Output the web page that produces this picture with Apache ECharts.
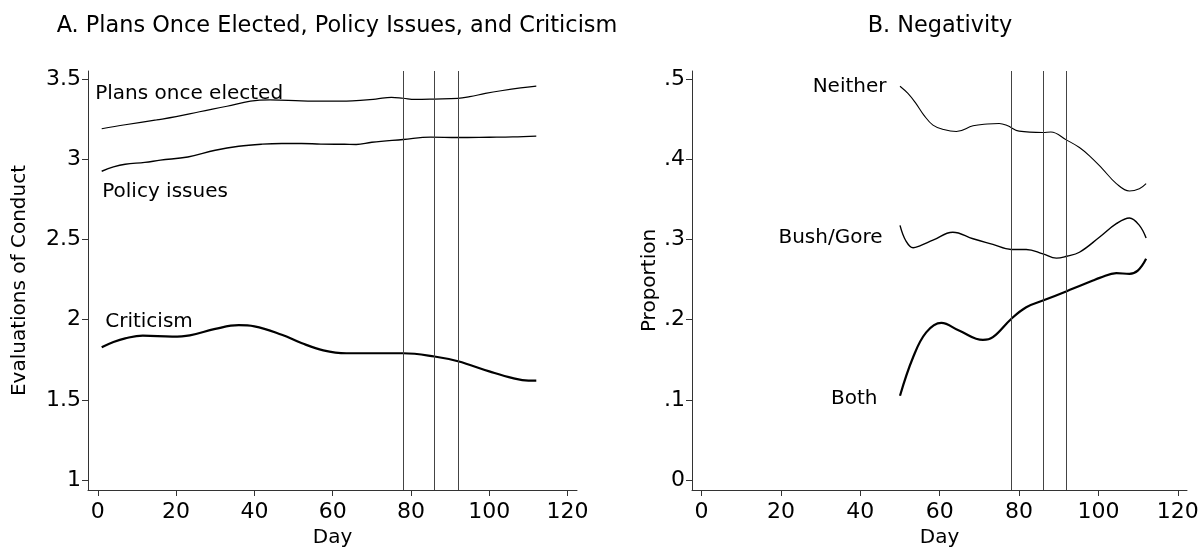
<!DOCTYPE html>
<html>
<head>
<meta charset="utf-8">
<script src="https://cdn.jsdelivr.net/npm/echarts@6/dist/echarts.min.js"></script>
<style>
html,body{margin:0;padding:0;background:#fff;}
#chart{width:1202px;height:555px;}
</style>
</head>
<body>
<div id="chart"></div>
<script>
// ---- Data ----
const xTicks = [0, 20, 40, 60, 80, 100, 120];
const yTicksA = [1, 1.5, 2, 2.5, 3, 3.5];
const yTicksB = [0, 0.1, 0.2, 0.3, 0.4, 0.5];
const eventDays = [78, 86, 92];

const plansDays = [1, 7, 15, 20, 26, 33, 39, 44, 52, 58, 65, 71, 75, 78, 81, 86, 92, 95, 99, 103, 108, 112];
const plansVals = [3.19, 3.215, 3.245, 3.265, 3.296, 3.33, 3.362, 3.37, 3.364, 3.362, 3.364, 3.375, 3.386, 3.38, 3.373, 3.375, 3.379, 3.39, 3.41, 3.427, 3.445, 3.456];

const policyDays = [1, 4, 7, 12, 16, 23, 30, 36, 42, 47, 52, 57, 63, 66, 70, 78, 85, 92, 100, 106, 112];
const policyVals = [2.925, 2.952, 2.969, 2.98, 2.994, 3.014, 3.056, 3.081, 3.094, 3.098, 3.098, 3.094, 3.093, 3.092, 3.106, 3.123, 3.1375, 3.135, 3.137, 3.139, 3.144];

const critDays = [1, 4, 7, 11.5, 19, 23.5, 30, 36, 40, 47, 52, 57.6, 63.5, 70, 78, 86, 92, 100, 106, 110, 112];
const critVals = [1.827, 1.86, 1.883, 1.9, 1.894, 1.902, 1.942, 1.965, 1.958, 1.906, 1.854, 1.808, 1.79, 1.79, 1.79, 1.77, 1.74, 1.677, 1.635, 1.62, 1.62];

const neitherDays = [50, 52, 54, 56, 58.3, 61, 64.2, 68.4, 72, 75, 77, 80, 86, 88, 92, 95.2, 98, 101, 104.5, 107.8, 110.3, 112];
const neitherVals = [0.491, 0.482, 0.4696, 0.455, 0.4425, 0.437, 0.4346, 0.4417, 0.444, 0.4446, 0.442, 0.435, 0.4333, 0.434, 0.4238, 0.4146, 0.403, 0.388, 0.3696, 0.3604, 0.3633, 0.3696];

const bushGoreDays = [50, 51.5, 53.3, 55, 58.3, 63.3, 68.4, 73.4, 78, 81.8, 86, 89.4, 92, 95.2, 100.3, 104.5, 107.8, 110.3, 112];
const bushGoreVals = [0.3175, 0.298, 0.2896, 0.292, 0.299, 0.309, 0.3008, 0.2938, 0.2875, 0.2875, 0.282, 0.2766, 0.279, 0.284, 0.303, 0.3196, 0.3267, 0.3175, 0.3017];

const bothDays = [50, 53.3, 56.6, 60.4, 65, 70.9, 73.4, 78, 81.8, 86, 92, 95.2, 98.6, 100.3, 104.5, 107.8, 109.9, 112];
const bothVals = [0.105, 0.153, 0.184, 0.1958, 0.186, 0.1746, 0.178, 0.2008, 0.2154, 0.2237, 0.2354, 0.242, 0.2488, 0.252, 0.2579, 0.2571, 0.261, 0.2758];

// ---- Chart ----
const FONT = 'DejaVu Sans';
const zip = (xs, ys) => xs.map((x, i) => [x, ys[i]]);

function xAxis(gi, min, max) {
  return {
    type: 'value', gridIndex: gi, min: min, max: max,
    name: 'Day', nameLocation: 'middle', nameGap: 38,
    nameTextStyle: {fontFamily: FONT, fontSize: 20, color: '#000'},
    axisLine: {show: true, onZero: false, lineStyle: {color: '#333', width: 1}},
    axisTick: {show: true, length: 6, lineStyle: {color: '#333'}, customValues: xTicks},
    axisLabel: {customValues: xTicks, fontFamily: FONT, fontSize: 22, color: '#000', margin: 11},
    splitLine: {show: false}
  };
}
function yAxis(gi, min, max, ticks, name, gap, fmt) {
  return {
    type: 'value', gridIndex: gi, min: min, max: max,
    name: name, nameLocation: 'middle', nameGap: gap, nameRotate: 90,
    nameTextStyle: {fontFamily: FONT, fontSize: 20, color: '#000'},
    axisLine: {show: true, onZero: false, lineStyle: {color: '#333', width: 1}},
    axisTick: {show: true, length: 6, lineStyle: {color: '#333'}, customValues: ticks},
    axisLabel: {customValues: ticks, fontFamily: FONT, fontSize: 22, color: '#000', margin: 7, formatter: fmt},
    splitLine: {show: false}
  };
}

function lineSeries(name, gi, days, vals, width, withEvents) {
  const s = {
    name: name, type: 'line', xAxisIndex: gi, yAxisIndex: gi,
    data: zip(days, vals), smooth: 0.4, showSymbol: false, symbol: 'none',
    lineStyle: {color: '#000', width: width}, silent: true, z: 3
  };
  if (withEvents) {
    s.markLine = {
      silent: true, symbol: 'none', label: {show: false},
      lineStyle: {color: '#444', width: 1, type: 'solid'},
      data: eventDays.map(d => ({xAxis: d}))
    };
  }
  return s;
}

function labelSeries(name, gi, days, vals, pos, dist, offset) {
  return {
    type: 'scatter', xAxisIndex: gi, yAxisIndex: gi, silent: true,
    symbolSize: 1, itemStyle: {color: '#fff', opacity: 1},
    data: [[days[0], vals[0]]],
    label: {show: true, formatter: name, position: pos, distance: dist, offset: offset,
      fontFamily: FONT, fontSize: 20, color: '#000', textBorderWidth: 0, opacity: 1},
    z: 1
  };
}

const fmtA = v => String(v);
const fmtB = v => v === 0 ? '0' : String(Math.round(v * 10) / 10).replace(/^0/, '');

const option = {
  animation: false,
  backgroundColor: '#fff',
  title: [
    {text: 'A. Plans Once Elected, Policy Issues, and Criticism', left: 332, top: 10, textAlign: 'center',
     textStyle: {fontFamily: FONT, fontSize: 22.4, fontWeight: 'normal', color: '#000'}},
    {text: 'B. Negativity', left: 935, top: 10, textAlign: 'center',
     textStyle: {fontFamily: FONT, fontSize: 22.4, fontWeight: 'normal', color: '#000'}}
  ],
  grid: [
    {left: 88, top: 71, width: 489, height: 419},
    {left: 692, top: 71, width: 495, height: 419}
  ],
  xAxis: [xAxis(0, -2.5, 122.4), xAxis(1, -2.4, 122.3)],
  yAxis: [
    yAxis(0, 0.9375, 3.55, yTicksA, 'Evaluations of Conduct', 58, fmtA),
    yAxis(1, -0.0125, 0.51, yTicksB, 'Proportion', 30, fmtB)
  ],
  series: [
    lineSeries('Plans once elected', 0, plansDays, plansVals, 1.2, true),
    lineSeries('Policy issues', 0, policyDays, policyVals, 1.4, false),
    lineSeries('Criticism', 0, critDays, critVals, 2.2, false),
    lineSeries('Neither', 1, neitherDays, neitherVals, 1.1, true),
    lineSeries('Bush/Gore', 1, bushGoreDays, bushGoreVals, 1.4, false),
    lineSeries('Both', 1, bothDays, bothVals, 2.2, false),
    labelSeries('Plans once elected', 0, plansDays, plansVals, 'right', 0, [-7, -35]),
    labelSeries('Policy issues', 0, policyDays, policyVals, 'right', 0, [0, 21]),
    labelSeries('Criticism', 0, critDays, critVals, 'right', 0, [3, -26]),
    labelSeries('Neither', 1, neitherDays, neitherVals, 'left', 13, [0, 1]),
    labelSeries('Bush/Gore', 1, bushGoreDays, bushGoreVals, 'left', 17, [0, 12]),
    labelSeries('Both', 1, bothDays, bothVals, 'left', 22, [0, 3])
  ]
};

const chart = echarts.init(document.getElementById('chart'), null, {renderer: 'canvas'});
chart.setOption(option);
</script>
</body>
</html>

☆ ☆ ☆ ☆

> _WHAT THIS TASK INVOLVES_
Please extract exactly the lines of the data, from the first through the line containing "3.137, 3.139, 3.144];", and add no pictures to the copy.

> _WRITTEN SOLUTION_
Output the web page that produces this picture with Apache ECharts.
<!DOCTYPE html>
<html>
<head>
<meta charset="utf-8">
<script src="https://cdn.jsdelivr.net/npm/echarts@6/dist/echarts.min.js"></script>
<style>
html,body{margin:0;padding:0;background:#fff;}
#chart{width:1202px;height:555px;}
</style>
</head>
<body>
<div id="chart"></div>
<script>
// ---- Data ----
const xTicks = [0, 20, 40, 60, 80, 100, 120];
const yTicksA = [1, 1.5, 2, 2.5, 3, 3.5];
const yTicksB = [0, 0.1, 0.2, 0.3, 0.4, 0.5];
const eventDays = [78, 86, 92];

const plansDays = [1, 7, 15, 20, 26, 33, 39, 44, 52, 58, 65, 71, 75, 78, 81, 86, 92, 95, 99, 103, 108, 112];
const plansVals = [3.19, 3.215, 3.245, 3.265, 3.296, 3.33, 3.362, 3.37, 3.364, 3.362, 3.364, 3.375, 3.386, 3.38, 3.373, 3.375, 3.379, 3.39, 3.41, 3.427, 3.445, 3.456];

const policyDays = [1, 4, 7, 12, 16, 23, 30, 36, 42, 47, 52, 57, 63, 66, 70, 78, 85, 92, 100, 106, 112];
const policyVals = [2.925, 2.952, 2.969, 2.98, 2.994, 3.014, 3.056, 3.081, 3.094, 3.098, 3.098, 3.094, 3.093, 3.092, 3.106, 3.123, 3.1375, 3.135, 3.137, 3.139, 3.144];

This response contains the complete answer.